Friday, August 03, 2012

Next Week in Tickets: Films playing Boston 3 August 2012 - 9 August 2012

What's the last stuff playing Boston while I'm in Montreal? Let's find out!

  • Did you know they're remaking Total Recall? It's true! In all seriousness, I'd heard talk about it, but until seeing posters up here, I really had no concrete evidence of it. No trailers, news stories, or promotion of any kind. Colin Farrell, Kate Beckinsale, Jessica Biel, and Len Wiseman try to top the Schwarzeneggar/Verhoven version at Somerville, Fresh Pond, Fenway, and Boston Common. Another thing that came about pretty much under my radar, though more for me not being the target audience at all, is Diary of a Wimpy Kid: Dog Days, the third adaptation of the popular children's book series in as many years, this one featuring the title character finding trouble during the summer months. It plays the Arlington Capitol, Fresh Pond, Boston Common, and Fenway.

    Boston Common fills a couple of other screens with independent-ish stuff. China Lion brings Girlfriend Boyfriend (or GF*BF) to the US at about the same time as it opens in Taiwan. It's about three people from the same small town who start out as part of a high school love triangle (Aaron loves Mabel loves Liam loves Aaron) and grow up during the 1980s and 1990s as Taiwan changes with them. Also opening is Ruby Sparks, in which a frustrated writer played by Paul Dano creates a character that speaks to him - literally, as she appears in the real world, played by writer Zoe Kazan. They've also got their first Saturday midnights of The Rocky Horror Picture Show, with the same live cast as used to perform in Harvard Square, and a one-night 3D presentation of Nitro Circus: The Movie on Tuesday the 7th; it appears to be an extreme sports stunt show.

    Also, Hope Springs opens on Wednesday the 8th at the Capitol, Boston Common, and likely other places; it features Meryl Streep and Tommy Lee Jones as a retired couple trying to rekindle the spark in their marriage. Well, Streep is; Jones mostly looks grumpier than usual.


  • In addition to Ruby Sparks, Kendall Square opens up IFFBoston alumnus Ai Weiwei: Never Sorry, a documentary on the Chinese artist and activist that does quite the nice job of presenting him both heroically and as an interesting individual. Theyve also got a Swedish thriller, Easy Money, about a Stockholm man who gets involved with the Serbian mafia and winds up facing trouble from multiple directions.

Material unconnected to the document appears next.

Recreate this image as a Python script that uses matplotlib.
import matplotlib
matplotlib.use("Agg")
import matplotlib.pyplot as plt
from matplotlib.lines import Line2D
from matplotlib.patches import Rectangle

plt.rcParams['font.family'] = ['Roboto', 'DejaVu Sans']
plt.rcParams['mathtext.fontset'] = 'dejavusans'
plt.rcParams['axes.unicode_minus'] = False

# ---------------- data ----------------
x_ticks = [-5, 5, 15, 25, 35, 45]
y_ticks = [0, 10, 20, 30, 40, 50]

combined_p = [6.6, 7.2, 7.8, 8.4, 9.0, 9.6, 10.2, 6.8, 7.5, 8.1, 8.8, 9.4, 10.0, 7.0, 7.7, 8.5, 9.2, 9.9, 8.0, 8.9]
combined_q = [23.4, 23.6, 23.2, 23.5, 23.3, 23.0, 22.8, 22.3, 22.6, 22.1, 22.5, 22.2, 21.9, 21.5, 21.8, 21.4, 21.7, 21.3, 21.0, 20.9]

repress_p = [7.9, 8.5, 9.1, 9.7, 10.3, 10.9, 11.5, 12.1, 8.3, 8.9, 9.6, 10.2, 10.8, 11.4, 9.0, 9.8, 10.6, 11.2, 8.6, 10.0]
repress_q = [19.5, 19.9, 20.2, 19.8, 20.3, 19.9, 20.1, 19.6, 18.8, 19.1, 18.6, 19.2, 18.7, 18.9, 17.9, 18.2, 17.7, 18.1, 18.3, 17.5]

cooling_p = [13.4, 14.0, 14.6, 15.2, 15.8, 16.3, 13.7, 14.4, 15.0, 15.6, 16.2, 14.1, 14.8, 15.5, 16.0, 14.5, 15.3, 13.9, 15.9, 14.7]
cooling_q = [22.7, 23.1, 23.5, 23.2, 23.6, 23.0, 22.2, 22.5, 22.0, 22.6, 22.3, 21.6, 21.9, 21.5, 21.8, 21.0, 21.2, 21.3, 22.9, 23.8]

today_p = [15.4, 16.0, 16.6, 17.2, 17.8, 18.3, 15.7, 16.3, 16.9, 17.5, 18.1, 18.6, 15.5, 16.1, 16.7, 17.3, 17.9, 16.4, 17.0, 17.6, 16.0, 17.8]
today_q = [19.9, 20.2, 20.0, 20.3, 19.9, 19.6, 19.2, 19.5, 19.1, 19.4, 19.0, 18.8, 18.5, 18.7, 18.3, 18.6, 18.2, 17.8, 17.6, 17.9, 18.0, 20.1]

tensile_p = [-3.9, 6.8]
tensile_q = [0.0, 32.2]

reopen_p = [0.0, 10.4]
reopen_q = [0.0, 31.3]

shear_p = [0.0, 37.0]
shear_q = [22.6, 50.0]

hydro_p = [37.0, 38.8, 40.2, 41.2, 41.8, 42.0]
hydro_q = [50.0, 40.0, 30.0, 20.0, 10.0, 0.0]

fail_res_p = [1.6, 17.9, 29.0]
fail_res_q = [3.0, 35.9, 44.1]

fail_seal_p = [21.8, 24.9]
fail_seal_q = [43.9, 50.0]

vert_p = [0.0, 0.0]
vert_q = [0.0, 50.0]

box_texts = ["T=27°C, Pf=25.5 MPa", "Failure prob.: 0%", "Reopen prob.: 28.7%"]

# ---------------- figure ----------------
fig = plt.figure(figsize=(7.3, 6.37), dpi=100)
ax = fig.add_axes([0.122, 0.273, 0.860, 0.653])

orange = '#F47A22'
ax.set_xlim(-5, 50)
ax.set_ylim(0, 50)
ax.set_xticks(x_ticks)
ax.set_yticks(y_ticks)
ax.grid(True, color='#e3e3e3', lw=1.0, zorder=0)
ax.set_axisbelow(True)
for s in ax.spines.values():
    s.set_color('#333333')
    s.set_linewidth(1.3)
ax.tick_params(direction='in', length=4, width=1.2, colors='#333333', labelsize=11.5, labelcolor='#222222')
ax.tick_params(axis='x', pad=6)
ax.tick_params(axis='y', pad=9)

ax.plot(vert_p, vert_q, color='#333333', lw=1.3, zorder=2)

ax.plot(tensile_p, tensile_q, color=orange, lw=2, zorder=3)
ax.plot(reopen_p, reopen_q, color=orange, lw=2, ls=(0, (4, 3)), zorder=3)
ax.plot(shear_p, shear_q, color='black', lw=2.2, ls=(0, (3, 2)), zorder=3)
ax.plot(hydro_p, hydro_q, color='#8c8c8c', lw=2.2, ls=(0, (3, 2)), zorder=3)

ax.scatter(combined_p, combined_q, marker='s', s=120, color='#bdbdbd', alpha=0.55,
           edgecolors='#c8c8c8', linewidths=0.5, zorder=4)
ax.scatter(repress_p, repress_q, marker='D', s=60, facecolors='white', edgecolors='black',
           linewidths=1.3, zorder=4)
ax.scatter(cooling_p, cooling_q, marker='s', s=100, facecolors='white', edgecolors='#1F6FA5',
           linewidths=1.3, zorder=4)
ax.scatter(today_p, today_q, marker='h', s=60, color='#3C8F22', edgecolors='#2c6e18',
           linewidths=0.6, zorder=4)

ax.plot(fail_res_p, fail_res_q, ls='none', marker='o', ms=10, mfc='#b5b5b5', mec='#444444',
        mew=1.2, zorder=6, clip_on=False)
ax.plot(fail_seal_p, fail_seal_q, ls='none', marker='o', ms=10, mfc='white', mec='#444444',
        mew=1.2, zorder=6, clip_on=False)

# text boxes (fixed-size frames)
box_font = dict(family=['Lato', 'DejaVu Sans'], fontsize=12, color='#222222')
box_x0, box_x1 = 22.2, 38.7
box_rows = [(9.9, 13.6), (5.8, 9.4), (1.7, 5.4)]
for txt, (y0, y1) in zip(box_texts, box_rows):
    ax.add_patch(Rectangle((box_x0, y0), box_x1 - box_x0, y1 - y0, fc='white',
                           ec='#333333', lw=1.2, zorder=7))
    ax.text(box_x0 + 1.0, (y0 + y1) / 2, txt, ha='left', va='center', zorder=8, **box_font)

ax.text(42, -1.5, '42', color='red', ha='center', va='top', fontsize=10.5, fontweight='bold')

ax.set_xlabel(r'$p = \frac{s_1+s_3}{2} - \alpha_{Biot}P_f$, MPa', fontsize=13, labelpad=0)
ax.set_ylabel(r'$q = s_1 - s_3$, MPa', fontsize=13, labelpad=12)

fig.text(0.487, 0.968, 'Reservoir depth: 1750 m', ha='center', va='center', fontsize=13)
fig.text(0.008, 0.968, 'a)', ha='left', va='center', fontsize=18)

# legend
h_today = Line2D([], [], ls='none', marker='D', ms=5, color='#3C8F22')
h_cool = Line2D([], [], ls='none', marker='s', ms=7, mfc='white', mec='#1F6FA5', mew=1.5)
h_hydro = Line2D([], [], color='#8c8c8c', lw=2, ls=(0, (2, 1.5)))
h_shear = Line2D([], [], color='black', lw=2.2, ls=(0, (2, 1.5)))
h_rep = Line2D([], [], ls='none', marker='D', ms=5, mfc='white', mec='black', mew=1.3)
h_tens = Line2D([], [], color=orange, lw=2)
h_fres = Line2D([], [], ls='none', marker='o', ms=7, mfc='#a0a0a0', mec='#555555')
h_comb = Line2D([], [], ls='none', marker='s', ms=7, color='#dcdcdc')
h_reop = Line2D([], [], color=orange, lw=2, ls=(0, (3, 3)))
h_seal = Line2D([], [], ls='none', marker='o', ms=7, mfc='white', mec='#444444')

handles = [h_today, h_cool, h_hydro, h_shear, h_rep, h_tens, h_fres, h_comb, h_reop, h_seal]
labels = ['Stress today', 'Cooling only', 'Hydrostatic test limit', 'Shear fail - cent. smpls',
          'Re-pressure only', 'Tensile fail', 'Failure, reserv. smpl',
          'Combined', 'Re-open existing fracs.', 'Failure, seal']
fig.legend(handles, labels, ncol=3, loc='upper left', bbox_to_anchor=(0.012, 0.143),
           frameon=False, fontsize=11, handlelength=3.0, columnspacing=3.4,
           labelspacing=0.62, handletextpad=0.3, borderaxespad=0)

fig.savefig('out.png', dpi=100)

  • Maybe the best indie/foreign thing hitting the screen this weekend, though, is Klovn: The Movie (renamed "Klown", but I suspect that looks stupid in both English and Danish), which features Danish comics Frank Hvam can Casper Christensen on a hilariously crude canoe trip with a 12-year-old boy in tow. It plays 9:45 and midnight Friday to Sunday (no midnight on Sunday), with a reissue of Celine and Julie Go Boating, a three hour surreal epic by Jacques Rivette that does not parallel Klovn's story like the title would suggest, instead involving a haunted house, a love triangle, and magic.

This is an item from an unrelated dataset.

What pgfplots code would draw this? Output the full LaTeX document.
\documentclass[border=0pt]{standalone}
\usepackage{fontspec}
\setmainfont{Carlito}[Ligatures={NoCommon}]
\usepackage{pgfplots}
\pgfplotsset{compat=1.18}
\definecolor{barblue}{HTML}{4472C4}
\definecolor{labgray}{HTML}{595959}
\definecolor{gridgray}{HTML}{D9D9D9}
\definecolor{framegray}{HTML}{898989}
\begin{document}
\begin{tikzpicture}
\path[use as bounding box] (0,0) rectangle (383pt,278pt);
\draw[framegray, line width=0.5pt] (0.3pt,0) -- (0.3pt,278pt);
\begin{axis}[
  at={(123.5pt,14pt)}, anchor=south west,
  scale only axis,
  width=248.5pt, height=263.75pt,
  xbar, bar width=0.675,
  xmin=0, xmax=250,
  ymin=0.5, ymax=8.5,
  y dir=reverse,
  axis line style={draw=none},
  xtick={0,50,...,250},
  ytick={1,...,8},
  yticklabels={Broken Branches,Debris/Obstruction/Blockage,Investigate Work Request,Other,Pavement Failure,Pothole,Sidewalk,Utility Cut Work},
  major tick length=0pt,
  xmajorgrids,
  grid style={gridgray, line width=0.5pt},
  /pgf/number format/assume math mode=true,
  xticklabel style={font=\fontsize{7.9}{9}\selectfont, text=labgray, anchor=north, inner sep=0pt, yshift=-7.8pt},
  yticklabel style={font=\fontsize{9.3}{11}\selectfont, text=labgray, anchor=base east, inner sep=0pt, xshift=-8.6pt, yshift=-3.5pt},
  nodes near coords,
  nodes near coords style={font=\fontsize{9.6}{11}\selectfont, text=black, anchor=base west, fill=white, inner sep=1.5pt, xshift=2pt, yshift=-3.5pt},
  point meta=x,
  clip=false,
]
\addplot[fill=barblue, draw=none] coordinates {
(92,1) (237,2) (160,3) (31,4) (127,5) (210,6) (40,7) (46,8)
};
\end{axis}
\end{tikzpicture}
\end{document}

    The vertical calendar kicks back in on Monday, with episodes 9 & 10 of The Story of Film playing a double feature with Performance, a 1970 film with gangster James Fox hiding out with rock star Mick Jagger only to have identities blur. Note that they only play matinees on Tuesday, as that night is a Balagan presentation, "Flesh", a bunch of 16mm shorts that "present vivid portrayls of life and death, food, sexuality, and the human body in surprising and unexpected ways".

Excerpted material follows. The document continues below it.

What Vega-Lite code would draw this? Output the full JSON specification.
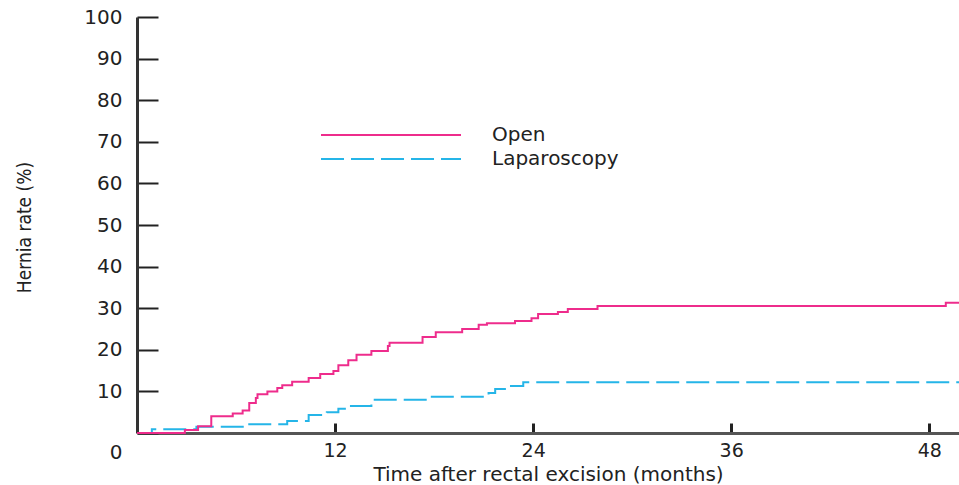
{
  "$schema": "https://vega.github.io/schema/vega-lite/v6.json",
  "width": 822,
  "height": 416,
  "autosize": {"type": "none"},
  "padding": {"left": 137, "top": 17, "right": 0, "bottom": 52},
  "background": "white",
  "config": {"view": {"stroke": null}, "font": "DejaVu Sans"},
  "data": {
    "values": [
      {"group": "Laparoscopy", "month": 0, "rate": 0},
      {"group": "Laparoscopy", "month": 0.9, "rate": 0.9},
      {"group": "Laparoscopy", "month": 3.6, "rate": 1.5},
      {"group": "Laparoscopy", "month": 6.8, "rate": 2.1},
      {"group": "Laparoscopy", "month": 9.1, "rate": 2.9},
      {"group": "Laparoscopy", "month": 10.4, "rate": 4.3},
      {"group": "Laparoscopy", "month": 11.5, "rate": 5.0},
      {"group": "Laparoscopy", "month": 12.2, "rate": 5.8},
      {"group": "Laparoscopy", "month": 12.8, "rate": 6.5},
      {"group": "Laparoscopy", "month": 14.2, "rate": 8.0},
      {"group": "Laparoscopy", "month": 17.6, "rate": 8.7},
      {"group": "Laparoscopy", "month": 21.3, "rate": 9.6},
      {"group": "Laparoscopy", "month": 21.7, "rate": 10.6},
      {"group": "Laparoscopy", "month": 22.4, "rate": 11.3},
      {"group": "Laparoscopy", "month": 23.4, "rate": 12.2},
      {"group": "Laparoscopy", "month": 49.8, "rate": 12.2},
      {"group": "Open", "month": 0, "rate": 0},
      {"group": "Open", "month": 2.9, "rate": 0.7},
      {"group": "Open", "month": 3.7, "rate": 1.6},
      {"group": "Open", "month": 4.5, "rate": 4.0},
      {"group": "Open", "month": 5.8, "rate": 4.7},
      {"group": "Open", "month": 6.4, "rate": 5.4},
      {"group": "Open", "month": 6.8, "rate": 7.2},
      {"group": "Open", "month": 7.2, "rate": 8.4},
      {"group": "Open", "month": 7.3, "rate": 9.3},
      {"group": "Open", "month": 7.9, "rate": 10.0},
      {"group": "Open", "month": 8.5, "rate": 10.8},
      {"group": "Open", "month": 8.8, "rate": 11.5},
      {"group": "Open", "month": 9.4, "rate": 12.3},
      {"group": "Open", "month": 10.4, "rate": 13.2},
      {"group": "Open", "month": 11.1, "rate": 14.2},
      {"group": "Open", "month": 11.9, "rate": 14.9},
      {"group": "Open", "month": 12.2, "rate": 16.3},
      {"group": "Open", "month": 12.8, "rate": 17.5},
      {"group": "Open", "month": 13.3, "rate": 18.8},
      {"group": "Open", "month": 14.2, "rate": 19.7},
      {"group": "Open", "month": 15.2, "rate": 20.9},
      {"group": "Open", "month": 15.3, "rate": 21.7},
      {"group": "Open", "month": 17.3, "rate": 23.1},
      {"group": "Open", "month": 18.1, "rate": 24.2},
      {"group": "Open", "month": 19.7, "rate": 25.0},
      {"group": "Open", "month": 20.7, "rate": 26.0},
      {"group": "Open", "month": 21.2, "rate": 26.4},
      {"group": "Open", "month": 22.9, "rate": 26.9},
      {"group": "Open", "month": 23.9, "rate": 27.6},
      {"group": "Open", "month": 24.3, "rate": 28.6},
      {"group": "Open", "month": 25.5, "rate": 29.1},
      {"group": "Open", "month": 26.1, "rate": 29.8},
      {"group": "Open", "month": 27.9, "rate": 30.5},
      {"group": "Open", "month": 49.0, "rate": 31.3},
      {"group": "Open", "month": 49.8, "rate": 31.3}
    ]
  },
  "transform": [{"calculate": "datum.group", "as": "style"}],
  "mark": {"type": "line", "interpolate": "step-after", "strokeWidth": 2},
  "encoding": {
    "x": {
      "field": "month",
      "type": "quantitative",
      "scale": {"domain": [0, 49.8], "nice": false, "zero": false},
      "axis": {
        "values": [12, 24, 36, 48],
        "title": "Time after rectal excision (months)",
        "titleFont": "DejaVu Sans",
        "titleFontSize": 20,
        "titleFontWeight": "normal",
        "titleColor": "#222",
        "titleBaseline": "middle",
        "titleY": 41,
        "grid": false,
        "domainColor": "#555",
        "domainWidth": 3,
        "tickColor": "#222",
        "tickWidth": 3,
        "tickSize": -10,
        "labelPadding": 18,
        "labelFontSize": 19,
        "labelColor": "#222",
        "labelFlush": false,
        "labelOverlap": false
      }
    },
    "y": {
      "field": "rate",
      "type": "quantitative",
      "scale": {"domain": [0, 100], "nice": false},
      "axis": {
        "values": [0, 10, 20, 30, 40, 50, 60, 70, 80, 90, 100],
        "title": "Hernia rate (%)",
        "titleFont": "'DejaVu Sans Condensed', 'Liberation Sans', sans-serif",
        "titleFontSize": 19,
        "titleFontWeight": "normal",
        "titleColor": "#222",
        "titleAngle": -90,
        "titleAlign": "center",
        "titleBaseline": "middle",
        "titleX": -113,
        "titleY": 210,
        "grid": false,
        "domainColor": "#333",
        "domainWidth": 3,
        "tickColor": "#222",
        "tickWidth": 2,
        "tickSize": -21,
        "labelPadding": 36,
        "labelFontSize": 20,
        "labelColor": "#222",
        "labelFlush": false,
        "labelOverlap": false,
        "labelOffset": {"condition": {"test": "datum.value === 0", "value": 19}, "value": 0}
      }
    },
    "color": {
      "field": "group",
      "type": "nominal",
      "scale": {"domain": ["Open", "Laparoscopy"], "range": ["#ee2c8c", "#25b5e8"]},
      "legend": {
        "title": null,
        "values": ["Open"],
        "orient": "none",
        "legendX": 183,
        "legendY": 47,
        "symbolType": "stroke",
        "symbolSize": 19600,
        "symbolStrokeWidth": 2,
        "labelFont": "DejaVu Sans",
        "labelFontSize": 20,
        "labelColor": "#222",
        "labelOffset": 30
      }
    },
    "strokeDash": {
      "field": "style",
      "type": "nominal",
      "scale": {"domain": ["Laparoscopy", "Open"], "range": [[23, 7], [1, 0]]},
      "legend": {
        "title": null,
        "values": ["Laparoscopy"],
        "orient": "none",
        "legendX": 183,
        "legendY": 71,
        "symbolType": "stroke",
        "symbolSize": 19600,
        "symbolStrokeWidth": 2,
        "symbolStrokeColor": "#25b5e8",
        "labelFont": "DejaVu Sans",
        "labelFontSize": 20,
        "labelColor": "#222",
        "labelOffset": 30
      }
    }
  }
}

    Wednesday's "Recent Raves" series present two stories of young women in love, Goodbye, First Love has a boy break a 15-year-old girl's heart and then come back later; Turn Me On, Dammit! features a girl overcome by her new sexuality in the way that usually gets reserved for boys on-film. Interestingly, it's also playing Fantasia this weekend, but as "Turn Me On, Goddammit!". Thursday night is a double-shot of International Asskicking from Thailand, with the films that first brought two stars to international notice: Tony Jaa in Ong Bak, and Jeeja Yanin in Chocolate


  • The Coolidge picks up Beasts of the Southern Wild, mostly putting it on screen #1, and The Queen of Versailles, which plays on the wee Goldscreen, pushing To Rome with Love (mostly) to the screening room. The Midnight movie for the weekend is The Lost Boys, from back when Joel Schumacher was good, vampires didn't sparkle, and Coreys Haim and Feldman weren't punchlines. It plays Friday and Saturday in the big house. Also playing the big screen, on Monday evening, is Woody Allen's Manhattan, as part of their Big Screen Classics series in beautiful black-and-white 35mm.


  • Hey, new Bollywood at Fresh Pond! Jism 2 appears to be one of those sequels in name only with an entirely different cast, including American-born Sunny Leone playing a porn star (not exactly a stretch) recruited by a government agent to help trap her ex-lover. Note that "Jism" means "Body" in Hindi, so though it's still in erotic thriller territory, it's not quite what you'd think. Scattered shows of avenging-man-reincarnated-as-fly movie Eega continue to not have English subtitles, though I say that's leaving money on the table.


  • The Harvard Film archive continues Buñuel's Mexico with the director's Wuthering Heights (Friday 7pm), Illusion Travels by Streetcar (Saturday 9:30pm), and Mexican Bus Ride (Sunday 5pm). It continues to split the screen with 100 Years of Paramount Pictures, which featuers some great stuff: Billy Wilder's The Lost Weekend (Friday 9:30pm), Humphrey Bogart in The Desperate Hours (Saturday 7pm), a Sunday night screwball double feature of Midnight andHands Across the Table (both directed by the relatively forgotten Mitchell Leisen and featuring the likes of Claudette Colbert, John Barrymoore, Carole Lombard, Fred MacMurray, and Ralph Bellamy), and John Frankenheimer's Seconds on Monday.


  • The MFA presents an "International Short Film Program" as part of their family-friendly Free Fun Friday series, and then has more of the UCLA Festival of Preservation, with scattered screenings on Saturday, Sunday, and Thursday of The Forgotten Village, Come Back to the 5 & Dime, Jimmy Dean, Jimmy Dean, Cry Danger, Sleep, My Love, and a selection of Holocaust stories from This Is Your Life.

  • There's a bit of second-run shuffling going on, as The Intouchables leaves Kendall Square but pops up at the Arlington Capitol.



My plans? Well, of the above, likely just Turn Me On, Dammit!, though at a different time and place. Maybe GF*BF or Chocolate depending how exhausted/movied-out I am after taking the overnight bus Wednesday and heading straight to work on Thursday. In the meantime, plenty more Fantasia reportage to come.